◆ Direction
Starting from the top of the material, restate each line exactly until the line that contains "const yTicks = [-2, -1, 1, 2];", which is also copied. Pictures are excluded.

◆ Supplied information
--
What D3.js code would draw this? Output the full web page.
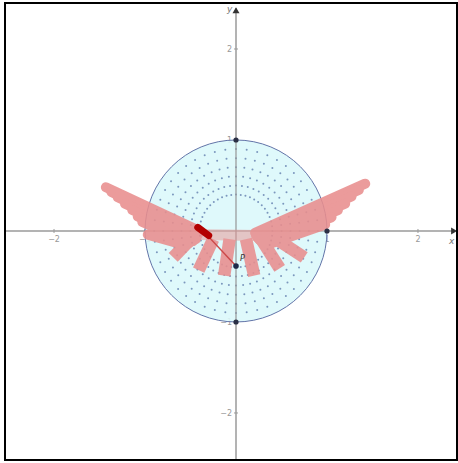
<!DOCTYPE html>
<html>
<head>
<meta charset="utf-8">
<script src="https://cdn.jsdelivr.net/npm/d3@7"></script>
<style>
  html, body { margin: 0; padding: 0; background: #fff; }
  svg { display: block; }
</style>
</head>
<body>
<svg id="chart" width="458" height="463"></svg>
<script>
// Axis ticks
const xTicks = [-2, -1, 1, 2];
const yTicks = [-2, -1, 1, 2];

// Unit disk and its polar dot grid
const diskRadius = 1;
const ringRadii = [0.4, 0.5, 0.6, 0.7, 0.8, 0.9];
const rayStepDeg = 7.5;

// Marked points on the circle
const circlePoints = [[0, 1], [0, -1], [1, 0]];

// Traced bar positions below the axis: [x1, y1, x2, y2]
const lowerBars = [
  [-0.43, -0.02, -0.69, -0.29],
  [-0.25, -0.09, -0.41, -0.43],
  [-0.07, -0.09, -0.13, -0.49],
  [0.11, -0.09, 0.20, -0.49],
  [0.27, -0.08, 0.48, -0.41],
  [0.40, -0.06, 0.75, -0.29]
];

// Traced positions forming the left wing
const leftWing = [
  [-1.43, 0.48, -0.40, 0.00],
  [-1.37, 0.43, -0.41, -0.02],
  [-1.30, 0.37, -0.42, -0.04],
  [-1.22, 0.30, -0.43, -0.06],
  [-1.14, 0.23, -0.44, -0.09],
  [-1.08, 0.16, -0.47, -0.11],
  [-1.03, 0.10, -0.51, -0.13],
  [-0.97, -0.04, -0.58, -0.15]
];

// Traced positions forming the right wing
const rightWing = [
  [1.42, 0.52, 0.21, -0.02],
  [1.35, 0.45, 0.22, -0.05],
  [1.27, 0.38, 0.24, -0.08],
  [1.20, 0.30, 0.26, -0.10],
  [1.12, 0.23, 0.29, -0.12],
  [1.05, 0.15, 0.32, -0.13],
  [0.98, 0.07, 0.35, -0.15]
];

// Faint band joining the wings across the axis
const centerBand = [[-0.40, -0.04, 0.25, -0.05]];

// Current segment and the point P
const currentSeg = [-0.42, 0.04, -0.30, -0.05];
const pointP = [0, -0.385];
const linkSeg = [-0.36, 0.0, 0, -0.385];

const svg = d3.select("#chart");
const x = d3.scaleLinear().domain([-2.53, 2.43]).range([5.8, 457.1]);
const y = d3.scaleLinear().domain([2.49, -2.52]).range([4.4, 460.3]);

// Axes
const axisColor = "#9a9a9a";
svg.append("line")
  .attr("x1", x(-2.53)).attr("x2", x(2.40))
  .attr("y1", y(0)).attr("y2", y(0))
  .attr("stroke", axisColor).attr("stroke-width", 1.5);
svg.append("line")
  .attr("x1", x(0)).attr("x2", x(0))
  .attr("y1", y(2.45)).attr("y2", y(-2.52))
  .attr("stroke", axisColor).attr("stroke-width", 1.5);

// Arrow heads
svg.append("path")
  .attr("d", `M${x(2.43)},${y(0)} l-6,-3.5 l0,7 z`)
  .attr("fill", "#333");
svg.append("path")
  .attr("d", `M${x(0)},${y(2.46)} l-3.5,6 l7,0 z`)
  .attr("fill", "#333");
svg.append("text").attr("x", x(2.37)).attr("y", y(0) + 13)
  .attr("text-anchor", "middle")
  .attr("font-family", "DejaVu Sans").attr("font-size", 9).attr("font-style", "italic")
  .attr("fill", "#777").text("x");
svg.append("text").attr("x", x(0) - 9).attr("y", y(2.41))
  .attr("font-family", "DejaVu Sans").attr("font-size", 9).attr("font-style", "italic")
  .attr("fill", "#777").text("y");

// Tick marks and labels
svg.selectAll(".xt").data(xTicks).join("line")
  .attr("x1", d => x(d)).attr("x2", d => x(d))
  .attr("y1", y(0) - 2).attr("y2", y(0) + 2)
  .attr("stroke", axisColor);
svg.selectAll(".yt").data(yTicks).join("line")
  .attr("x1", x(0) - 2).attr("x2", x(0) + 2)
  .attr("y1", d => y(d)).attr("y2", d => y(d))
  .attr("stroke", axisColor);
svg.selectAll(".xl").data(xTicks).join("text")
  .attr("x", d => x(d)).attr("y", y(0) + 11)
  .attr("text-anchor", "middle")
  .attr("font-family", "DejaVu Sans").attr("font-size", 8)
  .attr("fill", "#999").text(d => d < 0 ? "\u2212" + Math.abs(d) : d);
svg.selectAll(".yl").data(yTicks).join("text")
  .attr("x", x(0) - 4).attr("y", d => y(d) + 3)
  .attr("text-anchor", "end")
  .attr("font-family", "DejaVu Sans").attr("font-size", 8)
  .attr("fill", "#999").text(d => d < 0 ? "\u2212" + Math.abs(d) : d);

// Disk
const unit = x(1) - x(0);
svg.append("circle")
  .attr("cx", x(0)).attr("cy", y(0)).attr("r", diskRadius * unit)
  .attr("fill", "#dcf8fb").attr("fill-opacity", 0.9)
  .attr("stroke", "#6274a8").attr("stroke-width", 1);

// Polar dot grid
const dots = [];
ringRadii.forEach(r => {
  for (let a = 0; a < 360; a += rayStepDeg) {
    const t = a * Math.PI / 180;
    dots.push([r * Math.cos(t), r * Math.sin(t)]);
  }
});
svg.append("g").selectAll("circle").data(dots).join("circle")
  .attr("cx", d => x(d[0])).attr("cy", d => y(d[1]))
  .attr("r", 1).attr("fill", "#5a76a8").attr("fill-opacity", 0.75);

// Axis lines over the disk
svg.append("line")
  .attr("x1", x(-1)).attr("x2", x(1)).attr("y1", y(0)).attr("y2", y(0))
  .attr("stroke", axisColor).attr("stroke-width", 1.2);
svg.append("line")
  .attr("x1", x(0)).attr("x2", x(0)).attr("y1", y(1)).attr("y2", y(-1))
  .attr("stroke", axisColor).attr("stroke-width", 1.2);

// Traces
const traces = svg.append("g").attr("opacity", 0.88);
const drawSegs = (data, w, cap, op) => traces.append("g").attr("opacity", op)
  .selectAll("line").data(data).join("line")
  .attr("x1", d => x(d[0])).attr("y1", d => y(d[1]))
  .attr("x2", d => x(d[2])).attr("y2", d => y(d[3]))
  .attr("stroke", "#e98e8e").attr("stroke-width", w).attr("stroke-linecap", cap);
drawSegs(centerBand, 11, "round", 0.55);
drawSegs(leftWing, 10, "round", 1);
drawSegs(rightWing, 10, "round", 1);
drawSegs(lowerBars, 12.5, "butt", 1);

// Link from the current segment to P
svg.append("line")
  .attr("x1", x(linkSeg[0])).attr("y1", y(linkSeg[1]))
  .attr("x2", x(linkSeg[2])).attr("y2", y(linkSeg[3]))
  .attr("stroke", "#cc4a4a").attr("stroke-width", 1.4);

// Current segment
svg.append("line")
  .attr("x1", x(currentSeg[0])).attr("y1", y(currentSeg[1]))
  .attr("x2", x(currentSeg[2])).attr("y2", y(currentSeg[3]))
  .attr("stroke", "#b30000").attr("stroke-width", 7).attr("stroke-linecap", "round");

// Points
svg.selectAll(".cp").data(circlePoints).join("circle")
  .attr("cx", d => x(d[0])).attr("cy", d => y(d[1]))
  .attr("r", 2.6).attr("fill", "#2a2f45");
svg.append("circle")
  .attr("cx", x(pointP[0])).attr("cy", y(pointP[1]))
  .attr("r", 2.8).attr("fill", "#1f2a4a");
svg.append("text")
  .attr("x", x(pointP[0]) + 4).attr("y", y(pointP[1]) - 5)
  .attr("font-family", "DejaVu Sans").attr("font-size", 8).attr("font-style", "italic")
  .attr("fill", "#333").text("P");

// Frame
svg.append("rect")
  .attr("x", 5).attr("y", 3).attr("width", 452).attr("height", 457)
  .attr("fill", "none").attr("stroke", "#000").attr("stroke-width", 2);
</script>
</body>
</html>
--
◆ Final result
What D3.js code would draw this? Output the full web page.
<!DOCTYPE html>
<html>
<head>
<meta charset="utf-8">
<script src="https://cdn.jsdelivr.net/npm/d3@7"></script>
<style>
  html, body { margin: 0; padding: 0; background: #fff; }
  svg { display: block; }
</style>
</head>
<body>
<svg id="chart" width="458" height="463"></svg>
<script>
// Axis ticks
const xTicks = [-2, -1, 1, 2];
const yTicks = [-2, -1, 1, 2];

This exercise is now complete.